La fluctuation du change avec la baisse de la valeur du dinar tunisien par rapport aux devises étrangères a lourdement impacté la rentabilité des entreprises tunisiennes. Leurs chiffres d’affaires ont nettement diminué ces dernières années. Les entreprises tunisiennes butent aussi sur moult difficultés réglementaires.
L’ouverture des comptes en devises à l’étranger, la caution bancaire, des difficultés réglementaires empêchent les entreprises de bénéficier de l’intégration monétaire. En outre, l’interdiction d’ouverture de comptes à l’étranger par les entreprises titulaires de marchés, l’autorisation préalable de garanties internationales de groupements, l’absence de textes régissant les paiements électroniques internationaux sont aujourd’hui les principales préoccupations des opérateurs économiques liées à la réglementation des changes.
Ces points ont été évoqués aujourd’hui lors d’un panel sur la réglementation des changes et la politique monétaire, organisé dans le cadre des travaux de la 33ème édition des Journées de l’entreprise. Ce panel a mis aussi en exergue les leviers à actionner pour améliorer la situation.
A cette occasion, Marouane El Abassi, gouverneur de la Banque centrale de Tunisie, a dévoilé un ensemble de mesures dont la refonte s’impose. Cependant, étant donné ses prérogatives, la BCT n’est pas en mesure de procéder à cette refonte toute seule. Car cette dernière est liée à une situation macroéconomique difficile malgré l’émergence de signes de reprise.
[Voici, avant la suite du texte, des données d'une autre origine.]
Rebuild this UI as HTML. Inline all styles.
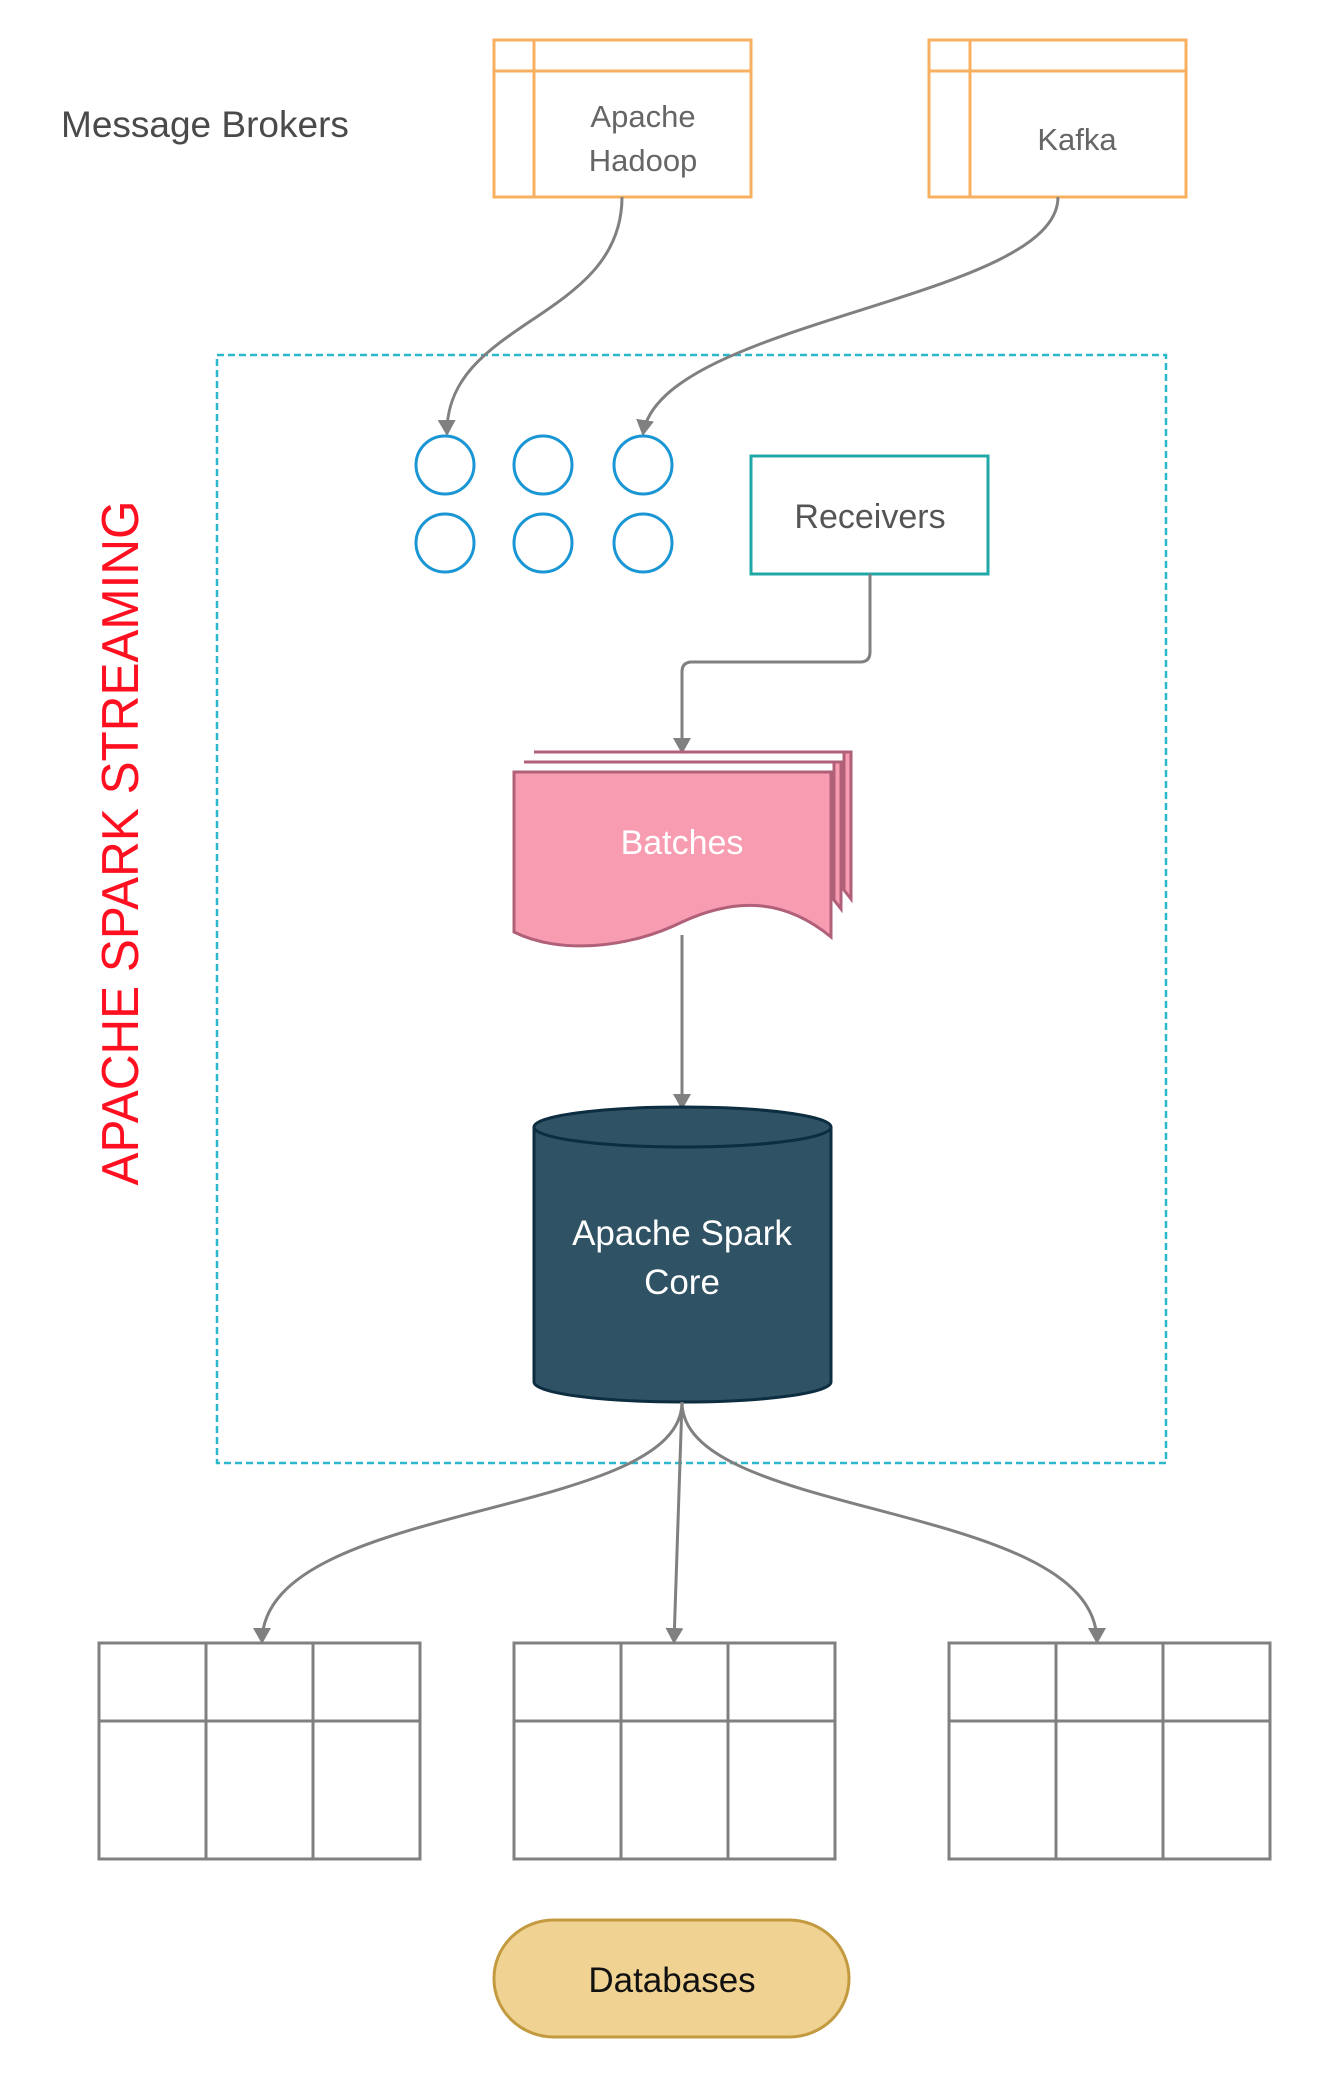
<!DOCTYPE html>
<html><head><meta charset="utf-8"><style>
html,body{margin:0;padding:0;background:#fff}
svg{display:block}
text{font-family:"Liberation Sans",sans-serif}
</style></head><body>
<svg width="1325" height="2100" viewBox="0 0 1325 2100" xmlns="http://www.w3.org/2000/svg">
<defs>
<marker id="ar" markerWidth="16" markerHeight="18" refX="14" refY="9" orient="auto" markerUnits="userSpaceOnUse" viewBox="0 0 16 18">
<path d="M0,0 L16,9 L0,18 z" fill="#808080"/>
</marker>
</defs>
<rect width="1325" height="2100" fill="#fff"/>

<text x="61" y="137" font-size="37" fill="#4a4a4a">Message Brokers</text>

<!-- Hadoop -->
<rect x="494" y="40" width="257" height="157" fill="#fff" stroke="#f7b060" stroke-width="3"/>
<line x1="534" y1="40" x2="534" y2="197" stroke="#f7b060" stroke-width="3"/>
<line x1="494" y1="71" x2="751" y2="71" stroke="#f7b060" stroke-width="3"/>
<text x="643" y="127" font-size="31" fill="#666" text-anchor="middle">Apache</text>
<text x="643" y="171" font-size="31" fill="#666" text-anchor="middle">Hadoop</text>

<!-- Kafka -->
<rect x="929" y="40" width="257" height="157" fill="#fff" stroke="#f7b060" stroke-width="3"/>
<line x1="970" y1="40" x2="970" y2="197" stroke="#f7b060" stroke-width="3"/>
<line x1="929" y1="71" x2="1186" y2="71" stroke="#f7b060" stroke-width="3"/>
<text x="1077" y="150" font-size="31" fill="#666" text-anchor="middle">Kafka</text>

<!-- container -->
<rect x="217" y="355" width="949" height="1108" fill="none" stroke="#2bb8cc" stroke-width="2.5" stroke-dasharray="7,4"/>

<text transform="translate(138,843) rotate(-90)" font-size="52" fill="#ff1020" text-anchor="middle" textLength="685" lengthAdjust="spacingAndGlyphs">APACHE SPARK STREAMING</text>

<!-- connectors from brokers -->
<path d="M622,197 C622,320 445,320 447,434" fill="none" stroke="#808080" stroke-width="3" marker-end="url(#ar)"/>
<path d="M1058,197 C1058,300 660,320 643,434" fill="none" stroke="#808080" stroke-width="3" marker-end="url(#ar)"/>

<!-- circles -->
<g fill="#fff" stroke="#1a96d4" stroke-width="3">
<circle cx="445" cy="465" r="29"/><circle cx="543" cy="465" r="29"/><circle cx="643" cy="465" r="29"/>
<circle cx="445" cy="543" r="29"/><circle cx="543" cy="543" r="29"/><circle cx="643" cy="543" r="29"/>
</g>

<!-- Receivers -->
<rect x="751" y="456" width="237" height="118" fill="#fff" stroke="#20a8a8" stroke-width="3"/>
<text x="870" y="528" font-size="34" fill="#555" text-anchor="middle">Receivers</text>
<path d="M870,574 L870,652 Q870,662 860,662 L692,662 Q682,662 682,672 L682,752" fill="none" stroke="#808080" stroke-width="3" marker-end="url(#ar)"/>

<!-- Batches -->
<g fill="#f79cb1" stroke="#b06078" stroke-width="3">
<path d="M534,752 L851,752 L851,899 L844,890 L844,752 Z"/>
<path d="M524,762 L841,762 L841,909 L834,900 L834,762 Z"/>
<path d="M514,772 L831,772 L831,937 C780,895 730,900 682,922 C630,948 560,955 514,932 Z"/>
</g>
<text x="682" y="854" font-size="34" fill="#fff" text-anchor="middle">Batches</text>
<line x1="682" y1="935" x2="682" y2="1108" stroke="#808080" stroke-width="3" marker-end="url(#ar)"/>

<!-- Cylinder -->
<path d="M534,1127 L534,1382 A148.5,20 0 0 0 831,1382 L831,1127" fill="#2f5264" stroke="#0d2d40" stroke-width="3"/>
<ellipse cx="682.5" cy="1127" rx="148.5" ry="20" fill="#2f5264" stroke="#0d2d40" stroke-width="3"/>
<text x="682" y="1245" font-size="35" fill="#fff" text-anchor="middle">Apache Spark</text>
<text x="682" y="1294" font-size="35" fill="#fff" text-anchor="middle">Core</text>

<!-- fan out -->
<path d="M682,1402 C682,1520 262,1500 262,1642" fill="none" stroke="#808080" stroke-width="3" marker-end="url(#ar)"/>
<path d="M682,1402 L674,1642" fill="none" stroke="#808080" stroke-width="3" marker-end="url(#ar)"/>
<path d="M682,1402 C682,1520 1097,1500 1097,1642" fill="none" stroke="#808080" stroke-width="3" marker-end="url(#ar)"/>

<!-- tables -->
<g fill="#fff" stroke="#808080" stroke-width="3">
<rect x="99" y="1643" width="321" height="216"/>
<line x1="99" y1="1721" x2="420" y2="1721"/><line x1="206" y1="1643" x2="206" y2="1859"/><line x1="313" y1="1643" x2="313" y2="1859"/>
<rect x="514" y="1643" width="321" height="216"/>
<line x1="514" y1="1721" x2="835" y2="1721"/><line x1="621" y1="1643" x2="621" y2="1859"/><line x1="728" y1="1643" x2="728" y2="1859"/>
<rect x="949" y="1643" width="321" height="216"/>
<line x1="949" y1="1721" x2="1270" y2="1721"/><line x1="1056" y1="1643" x2="1056" y2="1859"/><line x1="1163" y1="1643" x2="1163" y2="1859"/>
</g>

<!-- Databases -->
<rect x="494" y="1920" width="355" height="117" rx="60" ry="58" fill="#f0d392" stroke="#c49a40" stroke-width="3"/>
<text x="672" y="1992" font-size="35" fill="#111" text-anchor="middle">Databases</text>
</svg>
</body></html>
Ainsi, la BCT a mis en place un Comité consultatif sur la réglementation des changes pour éliminer les rigidités opérationnelles. Le gouverneur de la BCT a, par ailleurs, dévoilé les mesures d’assouplissement en cours relevant des prérogatives de la BCT et qui répondent aux préoccupations des opérateurs économiques. Il s’agit notamment de :
– La digitalisation de la fiche d’investissement constituant la condition essentielle pour le bénéfice de la garantie de transfert par l’investisseur étranger
– La clarification, par une circulaire dédiée, des conditions de réalisation de l’investissement et le transfert du produit de sa cession et de sa liquidation
– L’institution en faveur des startup d’un compte spécial crédité et débité en devises sans restrictions dans le cadre de leurs activités
– Le relèvement de 10 à 100 mD du plafond transférable par carte technologique internationale
– Relèvement de 30 à 90 jours du délai de règlement des exportations payables au comptant
– Règlement d’avance avec plafond des importations des biens liés à la production
Des mesures urgentes seront prises incessamment par le ministère des Finances pour assurer l’équilibre du Fonds de péréquation de change à travers le relèvement de la prime payée par les banques et la révision à la hausse des commissions sur découvert bancaire.
Le gouverneur de la BCT n’a pas manqué de préciser que la refonte du code des changes en 2019 devrait privilégier le contrôle a posteriori.
Par la même occasion, le gouverneur de la BCT a mis l’accent sur la difficulté que rencontre l’économie tunisienne à travers la présentation de plusieurs indicateurs comme le déficit commercial, le déficit courant, le taux d’endettement, la dépréciation du dinar et l’inflation.
Il a, dans ce contexte, déclaré que l’inflation, à titre d’exemple, atteindra 7,4% et elle baisserait en 2019. « Aujourd’hui, on s’engage dans des réformes importants en peu temps. Mon grand souci est de changer de palier au niveau de l’inflation. Sans intervention active de la BCT, l’inflation aurait été encore plus élevée et sans doute, à deux chiffres. Il fallait travailler sur l’économie réelle pour changer les courbes », a ajouté Marouen El Abassi.
Commentant ces mesures, Ali Kooli, directeur général de l’ABC Bank, a souligné que le système de contrôle des changes date de l’indépendance et ne répond pas aux exigences et aux préoccupations du moment.
« Le mur bâtit pour protéger l’économie nationale est devenu une véritable contrainte. Il faut arrêter les mesurettes », a-t-il dit.